WHAT TO PRODUCE: Skip all pictures, then print the remaining material exactly.

SOURCE EXCERPT:
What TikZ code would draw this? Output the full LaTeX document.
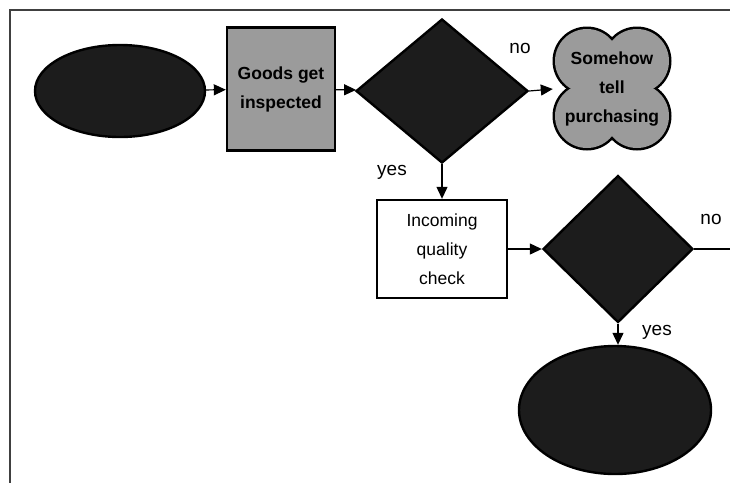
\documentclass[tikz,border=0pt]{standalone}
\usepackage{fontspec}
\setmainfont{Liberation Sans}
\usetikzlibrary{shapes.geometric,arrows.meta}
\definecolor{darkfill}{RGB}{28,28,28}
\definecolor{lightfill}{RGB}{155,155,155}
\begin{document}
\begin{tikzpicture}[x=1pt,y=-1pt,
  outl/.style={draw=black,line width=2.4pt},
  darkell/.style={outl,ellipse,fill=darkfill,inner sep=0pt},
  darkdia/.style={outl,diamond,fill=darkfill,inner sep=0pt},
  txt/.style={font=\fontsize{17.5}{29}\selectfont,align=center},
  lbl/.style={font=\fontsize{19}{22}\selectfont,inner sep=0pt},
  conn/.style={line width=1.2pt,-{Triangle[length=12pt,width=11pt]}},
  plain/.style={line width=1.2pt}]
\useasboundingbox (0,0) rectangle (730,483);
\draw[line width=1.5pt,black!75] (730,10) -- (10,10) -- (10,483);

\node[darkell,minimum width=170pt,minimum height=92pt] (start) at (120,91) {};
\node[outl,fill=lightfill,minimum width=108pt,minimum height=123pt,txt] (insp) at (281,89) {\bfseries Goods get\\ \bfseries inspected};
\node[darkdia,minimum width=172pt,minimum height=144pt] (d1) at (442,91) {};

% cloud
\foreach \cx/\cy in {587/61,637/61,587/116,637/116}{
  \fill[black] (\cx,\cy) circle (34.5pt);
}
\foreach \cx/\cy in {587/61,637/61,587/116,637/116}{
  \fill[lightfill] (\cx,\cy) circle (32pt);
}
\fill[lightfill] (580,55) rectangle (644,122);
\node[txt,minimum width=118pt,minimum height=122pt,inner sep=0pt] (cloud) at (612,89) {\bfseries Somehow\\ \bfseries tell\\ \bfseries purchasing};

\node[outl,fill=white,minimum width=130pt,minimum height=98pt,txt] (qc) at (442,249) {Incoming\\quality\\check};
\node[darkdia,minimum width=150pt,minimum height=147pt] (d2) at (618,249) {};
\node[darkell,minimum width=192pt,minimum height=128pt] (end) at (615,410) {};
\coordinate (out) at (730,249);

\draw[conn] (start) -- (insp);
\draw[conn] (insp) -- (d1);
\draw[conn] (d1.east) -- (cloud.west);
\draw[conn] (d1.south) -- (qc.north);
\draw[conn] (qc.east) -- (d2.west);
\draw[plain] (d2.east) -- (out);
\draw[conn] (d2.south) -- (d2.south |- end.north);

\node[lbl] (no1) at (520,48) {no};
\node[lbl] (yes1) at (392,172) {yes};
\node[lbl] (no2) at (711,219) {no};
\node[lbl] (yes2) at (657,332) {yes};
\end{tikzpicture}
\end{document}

FINAL RESULT:
What TikZ code would draw this? Output the full LaTeX document.
\documentclass[tikz,border=0pt]{standalone}
\usepackage{fontspec}
\setmainfont{Liberation Sans}
\usetikzlibrary{shapes.geometric,arrows.meta}
\definecolor{darkfill}{RGB}{28,28,28}
\definecolor{lightfill}{RGB}{155,155,155}
\begin{document}
\begin{tikzpicture}[x=1pt,y=-1pt,
  outl/.style={draw=black,line width=2.4pt},
  darkell/.style={outl,ellipse,fill=darkfill,inner sep=0pt},
  darkdia/.style={outl,diamond,fill=darkfill,inner sep=0pt},
  txt/.style={font=\fontsize{17.5}{29}\selectfont,align=center},
  lbl/.style={font=\fontsize{19}{22}\selectfont,inner sep=0pt},
  conn/.style={line width=1.2pt,-{Triangle[length=12pt,width=11pt]}},
  plain/.style={line width=1.2pt}]
\useasboundingbox (0,0) rectangle (730,483);
\draw[line width=1.5pt,black!75] (730,10) -- (10,10) -- (10,483);

\node[darkell,minimum width=170pt,minimum height=92pt] (start) at (120,91) {};
\node[outl,fill=lightfill,minimum width=108pt,minimum height=123pt,txt] (insp) at (281,89) {\bfseries Goods get\\ \bfseries inspected};
\node[darkdia,minimum width=172pt,minimum height=144pt] (d1) at (442,91) {};

% cloud
\foreach \cx/\cy in {587/61,637/61,587/116,637/116}{
  \fill[black] (\cx,\cy) circle (34.5pt);
}
\foreach \cx/\cy in {587/61,637/61,587/116,637/116}{
  \fill[lightfill] (\cx,\cy) circle (32pt);
}
\fill[lightfill] (580,55) rectangle (644,122);
\node[txt,minimum width=118pt,minimum height=122pt,inner sep=0pt] (cloud) at (612,89) {\bfseries Somehow\\ \bfseries tell\\ \bfseries purchasing};

\node[outl,fill=white,minimum width=130pt,minimum height=98pt,txt] (qc) at (442,249) {Incoming\\quality\\check};
\node[darkdia,minimum width=150pt,minimum height=147pt] (d2) at (618,249) {};
\node[darkell,minimum width=192pt,minimum height=128pt] (end) at (615,410) {};
\coordinate (out) at (730,249);

\draw[conn] (start) -- (insp);
\draw[conn] (insp) -- (d1);
\draw[conn] (d1.east) -- (cloud.west);
\draw[conn] (d1.south) -- (qc.north);
\draw[conn] (qc.east) -- (d2.west);
\draw[plain] (d2.east) -- (out);
\draw[conn] (d2.south) -- (d2.south |- end.north);

\node[lbl] (no1) at (520,48) {no};
\node[lbl] (yes1) at (392,172) {yes};
\node[lbl] (no2) at (711,219) {no};
\node[lbl] (yes2) at (657,332) {yes};
\end{tikzpicture}
\end{document}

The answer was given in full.